Directive: Output solely the number of lines containing the string "matplotlib".

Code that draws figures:

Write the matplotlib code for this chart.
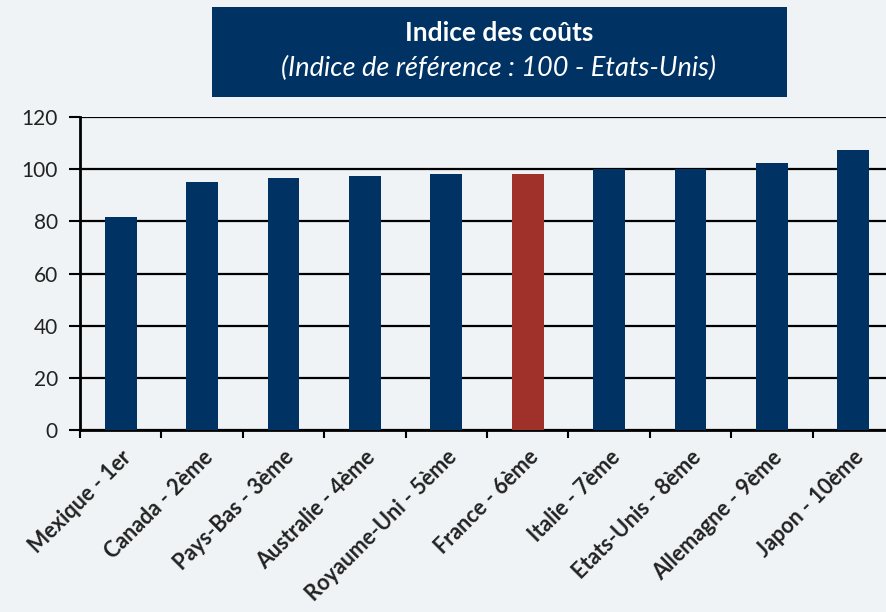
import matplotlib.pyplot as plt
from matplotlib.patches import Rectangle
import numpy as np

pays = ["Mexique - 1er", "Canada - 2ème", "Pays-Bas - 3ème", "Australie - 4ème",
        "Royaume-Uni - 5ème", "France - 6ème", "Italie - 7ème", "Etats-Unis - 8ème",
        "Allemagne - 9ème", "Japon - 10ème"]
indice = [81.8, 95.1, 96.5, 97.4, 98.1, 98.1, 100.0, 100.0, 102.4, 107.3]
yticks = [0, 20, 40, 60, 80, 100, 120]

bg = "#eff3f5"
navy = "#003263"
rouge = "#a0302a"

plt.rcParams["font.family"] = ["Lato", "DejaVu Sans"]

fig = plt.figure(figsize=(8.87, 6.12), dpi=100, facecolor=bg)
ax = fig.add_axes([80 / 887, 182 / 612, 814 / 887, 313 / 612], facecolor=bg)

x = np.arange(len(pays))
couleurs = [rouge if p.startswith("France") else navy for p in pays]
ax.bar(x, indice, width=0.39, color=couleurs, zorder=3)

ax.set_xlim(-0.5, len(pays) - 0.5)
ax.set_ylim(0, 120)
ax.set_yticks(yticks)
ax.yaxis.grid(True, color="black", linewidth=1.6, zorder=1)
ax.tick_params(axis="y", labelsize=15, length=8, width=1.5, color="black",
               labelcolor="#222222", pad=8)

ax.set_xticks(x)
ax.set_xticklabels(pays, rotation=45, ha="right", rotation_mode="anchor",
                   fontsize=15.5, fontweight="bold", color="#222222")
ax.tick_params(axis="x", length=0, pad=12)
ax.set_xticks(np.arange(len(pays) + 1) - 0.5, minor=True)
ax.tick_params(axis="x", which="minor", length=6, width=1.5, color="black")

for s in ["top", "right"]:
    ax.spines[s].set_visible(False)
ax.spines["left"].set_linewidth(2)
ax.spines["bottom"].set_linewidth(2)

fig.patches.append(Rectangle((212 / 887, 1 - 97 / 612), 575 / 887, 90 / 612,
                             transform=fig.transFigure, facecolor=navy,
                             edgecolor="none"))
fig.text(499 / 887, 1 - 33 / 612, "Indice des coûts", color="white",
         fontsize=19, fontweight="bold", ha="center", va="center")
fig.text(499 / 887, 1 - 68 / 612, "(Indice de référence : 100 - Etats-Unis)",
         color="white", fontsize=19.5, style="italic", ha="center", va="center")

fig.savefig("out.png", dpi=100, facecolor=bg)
...
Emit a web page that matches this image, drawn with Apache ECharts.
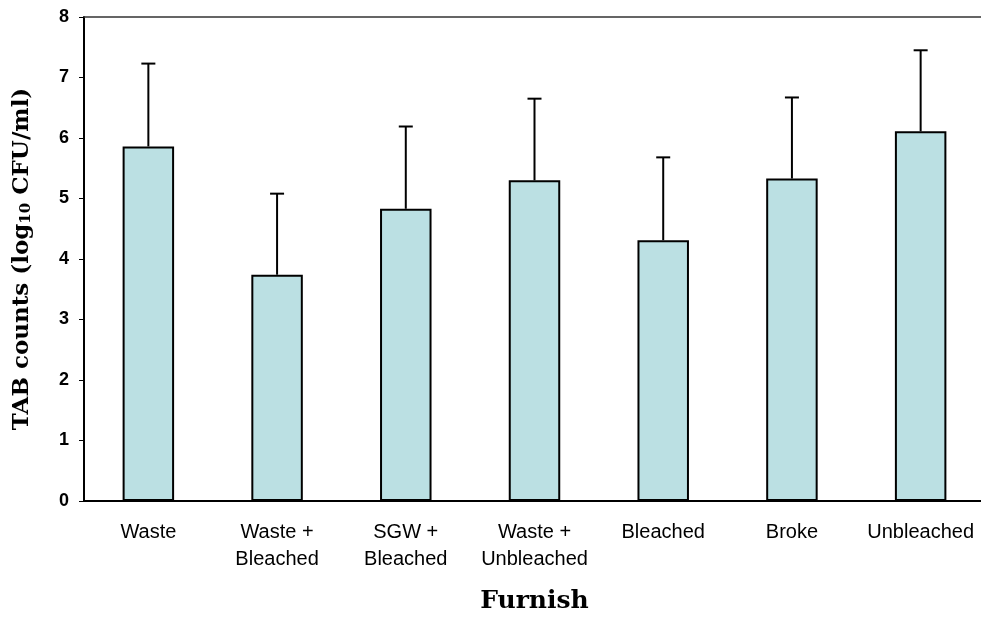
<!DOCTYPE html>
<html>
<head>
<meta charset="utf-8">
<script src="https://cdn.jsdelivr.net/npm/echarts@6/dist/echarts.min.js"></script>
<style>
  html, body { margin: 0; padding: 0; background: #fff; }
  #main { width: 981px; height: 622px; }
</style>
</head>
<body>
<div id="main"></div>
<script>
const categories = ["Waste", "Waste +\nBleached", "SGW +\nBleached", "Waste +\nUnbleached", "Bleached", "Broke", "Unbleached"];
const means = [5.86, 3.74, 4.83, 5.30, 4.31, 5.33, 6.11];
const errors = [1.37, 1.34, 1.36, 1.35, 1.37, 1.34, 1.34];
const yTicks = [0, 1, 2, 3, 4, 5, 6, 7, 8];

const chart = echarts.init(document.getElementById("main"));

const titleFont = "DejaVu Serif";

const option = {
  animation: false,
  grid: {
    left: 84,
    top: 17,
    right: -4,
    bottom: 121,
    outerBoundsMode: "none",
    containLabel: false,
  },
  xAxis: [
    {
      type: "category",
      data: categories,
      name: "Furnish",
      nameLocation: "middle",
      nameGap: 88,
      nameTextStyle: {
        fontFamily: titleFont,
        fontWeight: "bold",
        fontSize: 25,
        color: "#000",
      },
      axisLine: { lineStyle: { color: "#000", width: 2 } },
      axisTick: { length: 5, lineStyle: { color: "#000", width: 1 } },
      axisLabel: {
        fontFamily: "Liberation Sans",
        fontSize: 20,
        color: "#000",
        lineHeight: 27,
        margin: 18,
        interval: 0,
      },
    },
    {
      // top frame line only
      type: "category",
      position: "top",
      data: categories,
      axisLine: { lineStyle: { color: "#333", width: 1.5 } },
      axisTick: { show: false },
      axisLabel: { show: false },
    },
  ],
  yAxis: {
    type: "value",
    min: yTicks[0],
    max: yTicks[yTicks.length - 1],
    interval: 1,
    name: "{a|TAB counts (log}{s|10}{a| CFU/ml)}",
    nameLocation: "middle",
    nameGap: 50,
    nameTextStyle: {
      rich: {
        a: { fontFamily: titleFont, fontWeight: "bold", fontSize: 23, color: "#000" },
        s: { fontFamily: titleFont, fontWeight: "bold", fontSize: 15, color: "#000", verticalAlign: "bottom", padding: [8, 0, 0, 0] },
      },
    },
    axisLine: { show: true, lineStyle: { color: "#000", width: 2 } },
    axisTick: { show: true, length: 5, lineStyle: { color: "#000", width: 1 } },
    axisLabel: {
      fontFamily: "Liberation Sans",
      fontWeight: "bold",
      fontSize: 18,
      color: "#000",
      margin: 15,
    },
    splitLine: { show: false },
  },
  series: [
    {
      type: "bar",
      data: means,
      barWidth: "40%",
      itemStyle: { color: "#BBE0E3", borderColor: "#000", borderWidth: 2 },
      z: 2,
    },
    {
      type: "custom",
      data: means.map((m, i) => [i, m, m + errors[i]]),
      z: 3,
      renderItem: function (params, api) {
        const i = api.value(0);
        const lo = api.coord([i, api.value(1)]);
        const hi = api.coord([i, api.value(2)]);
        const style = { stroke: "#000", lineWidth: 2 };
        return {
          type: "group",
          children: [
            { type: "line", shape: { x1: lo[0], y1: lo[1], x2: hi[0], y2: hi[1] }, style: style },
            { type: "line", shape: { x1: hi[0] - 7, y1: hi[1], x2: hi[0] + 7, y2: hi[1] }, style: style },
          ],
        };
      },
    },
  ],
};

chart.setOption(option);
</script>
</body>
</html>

Problem solution: 3